Money generally means power. And so it is with the American financial system.
Just take a look at what’s happened since we experienced our national financial meltdown in 2008.
Through the Emergency Economic Stabilization Act, the government spent billions of taxpayer dollars to bail out Ford, Chrysler and GM, Fannie Mae and Freddie Mac, the banking industry and American International Group (AIG).
Much of the financial turmoil that rocked virtually every part of our economy was brought about by the trading of financial instruments known as derivatives or credit default swaps keyed to highly risky subprime mortgages that were unchallenged by the rating agencies.
For an excellent primer on how these off the radar securities were packaged and sold to unwitting investors, see Frank Partnoy’s book, “F.I.A.S.C.O.: Blood in the Water on Wall Street.”
As housing prices collapsed and as untold numbers of homeowners defaulted on their mortgages, AIG and the banks that bet on the risky paper lost those bets – bigtime – as did their clients.
In March 2009, after AIG – revived through the government’s (read: taxpayers’) largesse – awarded multi-millions of dollars in executive bonuses, President Obama griped that it was “hard to understand how derivative traders at AIG warranted any bonuses, much less $165 million in extra pay. How do they justify this outrage to the taxpayers who are keeping the company afloat?”
Obama and Democratic leaders declared they would not stand for further erosion of the 2010 Dodd-Frank Act designed to toughen regulation of the banking sector and one aspect in particular that, as The New York Times put it, a rule that “tried to chip away at some of the implied taxpayer subsidies that banks’ derivative operations enjoy.”
So what happened? Citigroup, the recipient of $45 billion in government bailout funding in exchange for stock, was allowed to insert a rider to Congress’s Omnibus spending bill that clears the way for banks to continue – without limitation – derivatives trading.
Again there were further protestations by Democrats like Sen. Sherrod Brown of Ohio who described the erosion of Dodd-Frank as “morally reprehensible” and Sen. Dick Durbin of Illinois who said that “Wall Street banks … want to park themselves under the mistletoe when it comes to this bill ….”
But when it came down to it, the Senate voted 93-4, with 3 abstaining, to go along with the Citigroup language, which was tucked away at the bottom of a bill titled “Terrorism Risk Insurance Program Reauthorization Act of 2015.”
Only two Democrats – Elizabeth Warren of Massachusetts and Maria Cantwell of Washington State – voted against the bill, along with independent Bernie Sanders and Republican Marco Rubio.

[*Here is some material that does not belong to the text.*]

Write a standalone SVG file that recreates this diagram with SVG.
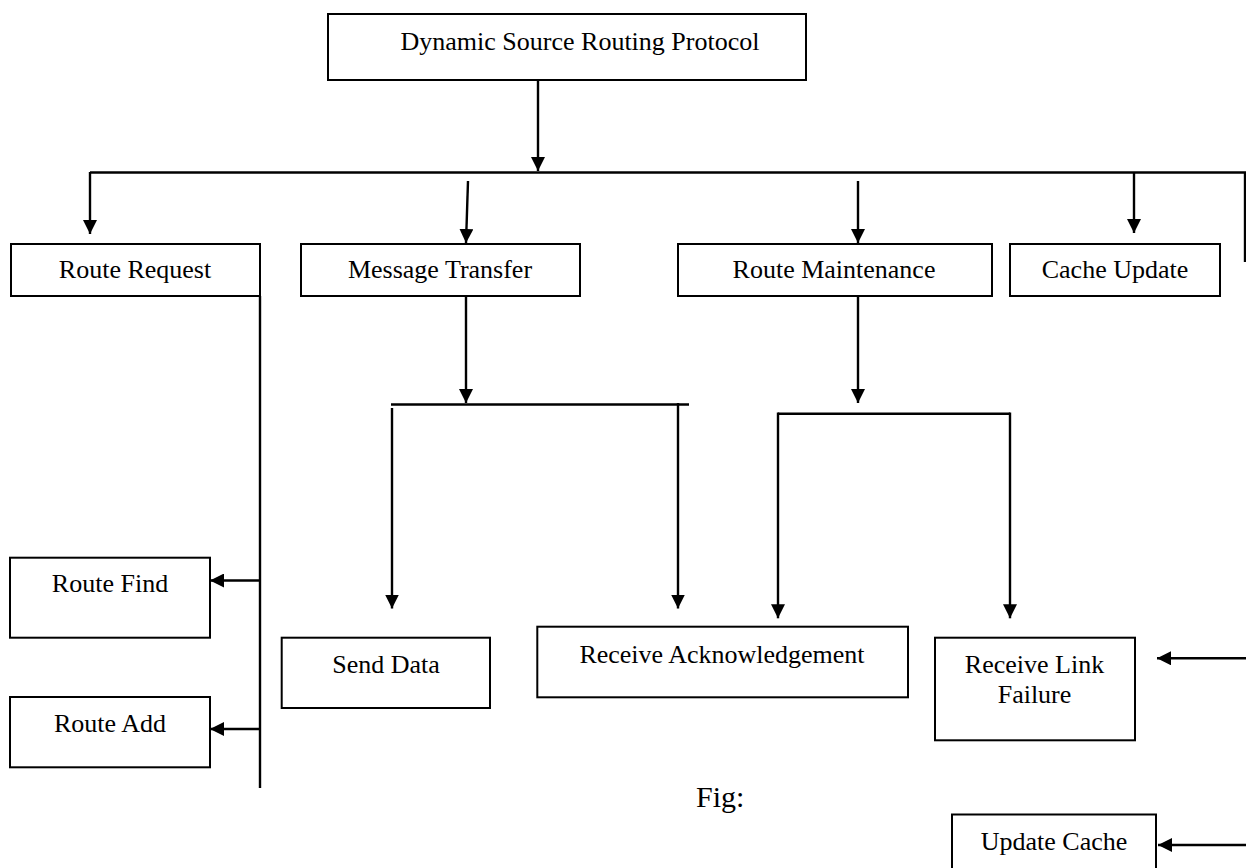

Actually, as MSNBC points out, the regulation that was repealed probably wasn’t that great a controlling mechanism to begin with since it would “actually increase risk by forcing Wall Street to move swaps activity from subsidiaries with government- insured deposits to those that are subject to less oversight.”
Still, with the Citigroup provision, banks are pretty much free to do as they wish with derivatives trading and if there should be another big financial crisis, look out!
Mother Jones magazine quoted Michael Greenberger, a former derivatives regulator at the Commodity Futures Trading Commission, on that prospect. Here’s what Greenberger said:
“It’s very dangerous [because] if banks lose on this type of trading and that causes a disruption in the markets, the taxpayer will be confronted with whether to let the banks fail or bail them out to the tune of trillions of dollars.”
Here in New Jersey, though, we’ve got nothing to worry about. Our Attorney General has recommended taking $250 million in a settlement with Exxon over how much the Garden State should expect to collect for the petroleum company’s refinery pollution in Bayonne and Linden instead of the nearly $9 billion in damages the state Department of Environmental Protection originally estimated. And Gov. Christie will likely be taking $50 million or so off the top to help balance the state budget.
Can you say P E N S I O N S?
Dept. of Corrections:
In the column on baseball that I wrote two weeks ago, I said that not long after the game’s first – and only – player fatality resulting from a beaning, baseball’s establishment soon after directed that players wear helmets. I was way off. Although some teams compelled players to wear headgear in the years following, the use of helmets did not become mandatory – and enforced – until 1970: a half-century later. I blame my faulty memory on having been hit in the head with a softball a few times too many. Chalk up a big “E” on the literary scoreboard.